President Donald Trump signed legislation Monday that undoes Obama-era rules intended to protect minorities from discrimination when purchasing vehicles after Congress used an obscure rule last month to roll back the auto-lending guidance.
Congress voted last month to overturn guidance from the Consumer Financial Protection Bureau (CFPB) that targeted “dealer markups” – interest rate hikes that auto dealers place on third-party auto loans to make a profit. Mr Trump signed the bill into law on Monday in a private session.
Studies have shown minorities are regularly charged more for dealer markups than white buyers with similar credit. The CFPB warned dealers in 2013 against using these markups, saying they could lead to a lawsuit from the agency.

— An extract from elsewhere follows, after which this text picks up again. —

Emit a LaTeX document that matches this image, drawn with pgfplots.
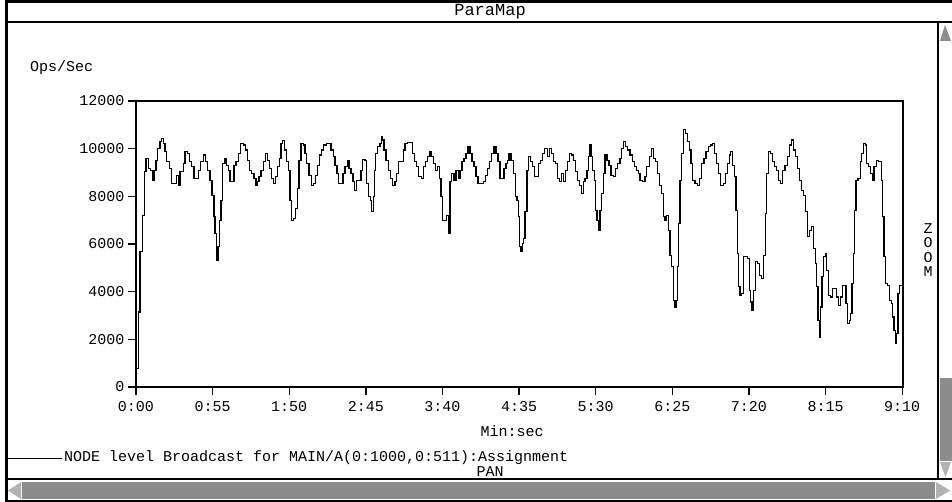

Since then, the bureau has penalised major companies like Honda, Toyota, and Ally Financial for lending discrimination.
Those opposed to the rule claimed it thwarted business growth and was an instance of the CFPB overstepping its bounds.
However, the CFPB’s interim director, Mick Mulvaney, praised the move, saying he was “heartened that the people, through their elected representatives, have corrected this instance of Bureau overreach”.
Proponents of the rule pointed to what they say is well-documented racial discrimination in auto lending and were dismayed to see the protections dismantled.
“Years of data make clear that racial discrimination harms the economic viability of families of colour, especially those who are low-income, where a car is often one of the biggest purchases made by a household,” Rebecca Borné, Senior Policy Counsel at the Centre for Responsible Lending, said in a statement before the Senate vote last month.
“The CFPB has found discriminatory pricing in the auto financing market and should have the ability to use the full range of its regulatory tools and authority to address it,” she added.